### Aim of the task
Transcribe all the entries word for word, but omit the images.

### Dataset
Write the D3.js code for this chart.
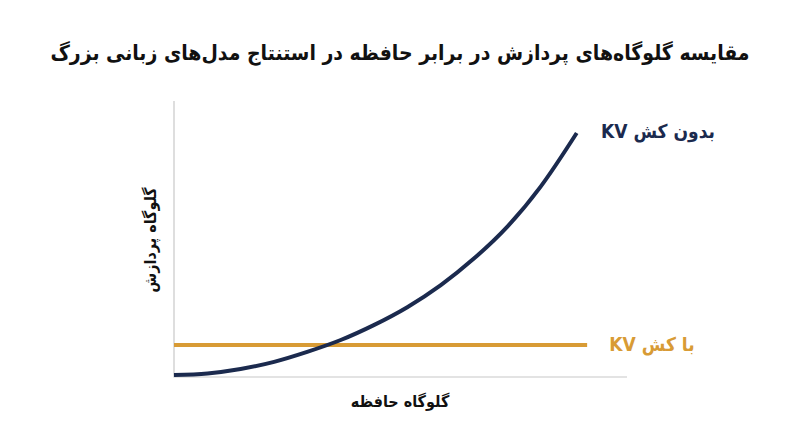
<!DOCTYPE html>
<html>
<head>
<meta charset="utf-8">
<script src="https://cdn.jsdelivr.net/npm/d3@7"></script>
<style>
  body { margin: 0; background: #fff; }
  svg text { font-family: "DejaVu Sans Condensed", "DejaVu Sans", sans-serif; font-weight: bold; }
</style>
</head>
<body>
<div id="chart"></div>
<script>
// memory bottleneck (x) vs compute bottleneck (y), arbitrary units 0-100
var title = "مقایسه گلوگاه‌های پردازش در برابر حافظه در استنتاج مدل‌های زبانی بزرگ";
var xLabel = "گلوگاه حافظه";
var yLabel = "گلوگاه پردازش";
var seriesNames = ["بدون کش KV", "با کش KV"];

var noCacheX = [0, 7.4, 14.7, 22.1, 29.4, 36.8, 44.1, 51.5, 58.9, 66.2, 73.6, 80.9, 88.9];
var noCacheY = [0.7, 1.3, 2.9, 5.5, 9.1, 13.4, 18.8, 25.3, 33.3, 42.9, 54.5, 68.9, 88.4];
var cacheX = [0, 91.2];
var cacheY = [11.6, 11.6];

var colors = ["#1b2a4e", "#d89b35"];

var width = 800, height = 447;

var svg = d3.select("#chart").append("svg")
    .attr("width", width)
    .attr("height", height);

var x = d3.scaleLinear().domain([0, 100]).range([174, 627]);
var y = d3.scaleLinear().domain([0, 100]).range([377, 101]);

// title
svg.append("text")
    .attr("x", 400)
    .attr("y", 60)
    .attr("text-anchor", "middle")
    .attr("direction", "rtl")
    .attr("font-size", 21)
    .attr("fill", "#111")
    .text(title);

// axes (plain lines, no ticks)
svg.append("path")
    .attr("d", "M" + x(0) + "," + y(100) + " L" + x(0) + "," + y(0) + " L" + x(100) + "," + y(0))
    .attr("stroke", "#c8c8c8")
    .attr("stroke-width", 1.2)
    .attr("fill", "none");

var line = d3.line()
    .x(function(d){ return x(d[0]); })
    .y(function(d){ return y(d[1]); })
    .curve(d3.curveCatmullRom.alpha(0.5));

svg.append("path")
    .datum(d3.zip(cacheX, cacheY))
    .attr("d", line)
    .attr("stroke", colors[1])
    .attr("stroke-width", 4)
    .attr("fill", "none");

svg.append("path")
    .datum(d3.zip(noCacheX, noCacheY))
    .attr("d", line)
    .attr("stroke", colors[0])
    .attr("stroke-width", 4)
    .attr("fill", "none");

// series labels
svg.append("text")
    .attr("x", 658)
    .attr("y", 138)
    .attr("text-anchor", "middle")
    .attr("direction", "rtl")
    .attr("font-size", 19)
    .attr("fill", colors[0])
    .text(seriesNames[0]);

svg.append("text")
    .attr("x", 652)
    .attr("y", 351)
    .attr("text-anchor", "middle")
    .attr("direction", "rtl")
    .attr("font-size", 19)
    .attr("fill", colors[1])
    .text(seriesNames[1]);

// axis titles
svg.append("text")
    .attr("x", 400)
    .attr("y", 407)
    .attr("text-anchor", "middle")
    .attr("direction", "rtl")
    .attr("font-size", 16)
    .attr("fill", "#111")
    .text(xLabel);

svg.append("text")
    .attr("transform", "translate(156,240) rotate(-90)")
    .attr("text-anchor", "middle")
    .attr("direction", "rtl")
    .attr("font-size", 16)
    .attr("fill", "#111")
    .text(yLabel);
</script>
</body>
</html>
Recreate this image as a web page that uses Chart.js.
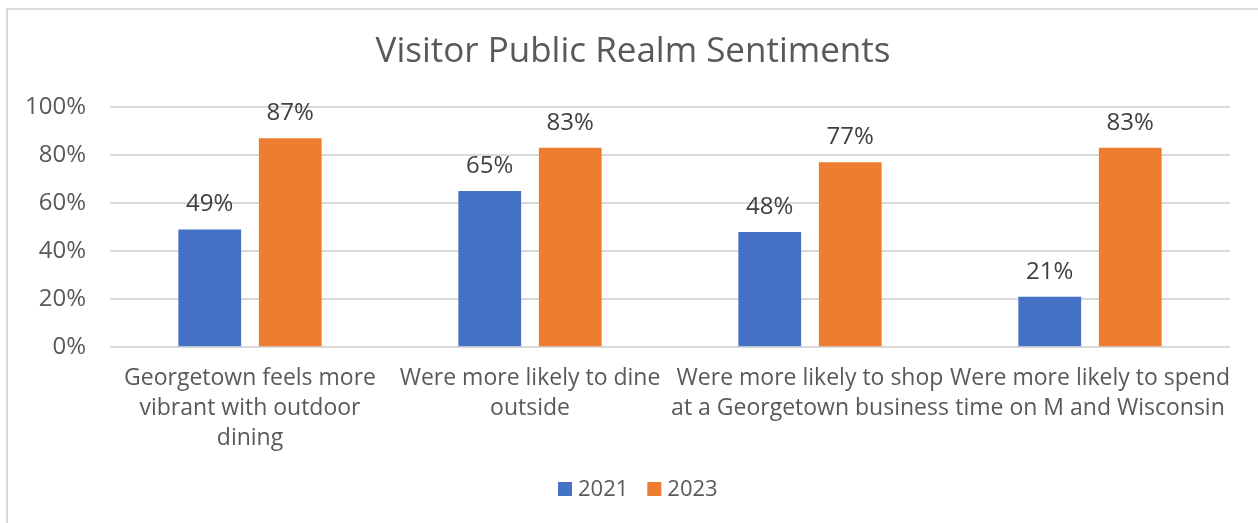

### Result for this exercise
Write the D3.js code for this chart.
<!DOCTYPE html>
<html>
<head>
<meta charset="utf-8">
<script src="https://cdn.jsdelivr.net/npm/d3@7"></script>
<style>
  body { margin: 0; background: #fff; }
  svg text { font-family: "DejaVu Sans Condensed", "DejaVu Sans", sans-serif; font-weight: bold; }
</style>
</head>
<body>
<div id="chart"></div>
<script>
// memory bottleneck (x) vs compute bottleneck (y), arbitrary units 0-100
var title = "مقایسه گلوگاه‌های پردازش در برابر حافظه در استنتاج مدل‌های زبانی بزرگ";
var xLabel = "گلوگاه حافظه";
var yLabel = "گلوگاه پردازش";
var seriesNames = ["بدون کش KV", "با کش KV"];

var noCacheX = [0, 7.4, 14.7, 22.1, 29.4, 36.8, 44.1, 51.5, 58.9, 66.2, 73.6, 80.9, 88.9];
var noCacheY = [0.7, 1.3, 2.9, 5.5, 9.1, 13.4, 18.8, 25.3, 33.3, 42.9, 54.5, 68.9, 88.4];
var cacheX = [0, 91.2];
var cacheY = [11.6, 11.6];

var colors = ["#1b2a4e", "#d89b35"];

var width = 800, height = 447;

var svg = d3.select("#chart").append("svg")
    .attr("width", width)
    .attr("height", height);

var x = d3.scaleLinear().domain([0, 100]).range([174, 627]);
var y = d3.scaleLinear().domain([0, 100]).range([377, 101]);

// title
svg.append("text")
    .attr("x", 400)
    .attr("y", 60)
    .attr("text-anchor", "middle")
    .attr("direction", "rtl")
    .attr("font-size", 21)
    .attr("fill", "#111")
    .text(title);

// axes (plain lines, no ticks)
svg.append("path")
    .attr("d", "M" + x(0) + "," + y(100) + " L" + x(0) + "," + y(0) + " L" + x(100) + "," + y(0))
    .attr("stroke", "#c8c8c8")
    .attr("stroke-width", 1.2)
    .attr("fill", "none");

var line = d3.line()
    .x(function(d){ return x(d[0]); })
    .y(function(d){ return y(d[1]); })
    .curve(d3.curveCatmullRom.alpha(0.5));

svg.append("path")
    .datum(d3.zip(cacheX, cacheY))
    .attr("d", line)
    .attr("stroke", colors[1])
    .attr("stroke-width", 4)
    .attr("fill", "none");

svg.append("path")
    .datum(d3.zip(noCacheX, noCacheY))
    .attr("d", line)
    .attr("stroke", colors[0])
    .attr("stroke-width", 4)
    .attr("fill", "none");

// series labels
svg.append("text")
    .attr("x", 658)
    .attr("y", 138)
    .attr("text-anchor", "middle")
    .attr("direction", "rtl")
    .attr("font-size", 19)
    .attr("fill", colors[0])
    .text(seriesNames[0]);

svg.append("text")
    .attr("x", 652)
    .attr("y", 351)
    .attr("text-anchor", "middle")
    .attr("direction", "rtl")
    .attr("font-size", 19)
    .attr("fill", colors[1])
    .text(seriesNames[1]);

// axis titles
svg.append("text")
    .attr("x", 400)
    .attr("y", 407)
    .attr("text-anchor", "middle")
    .attr("direction", "rtl")
    .attr("font-size", 16)
    .attr("fill", "#111")
    .text(xLabel);

svg.append("text")
    .attr("transform", "translate(156,240) rotate(-90)")
    .attr("text-anchor", "middle")
    .attr("direction", "rtl")
    .attr("font-size", 16)
    .attr("fill", "#111")
    .text(yLabel);
</script>
</body>
</html>
Recreate this image as a web page that uses Chart.js.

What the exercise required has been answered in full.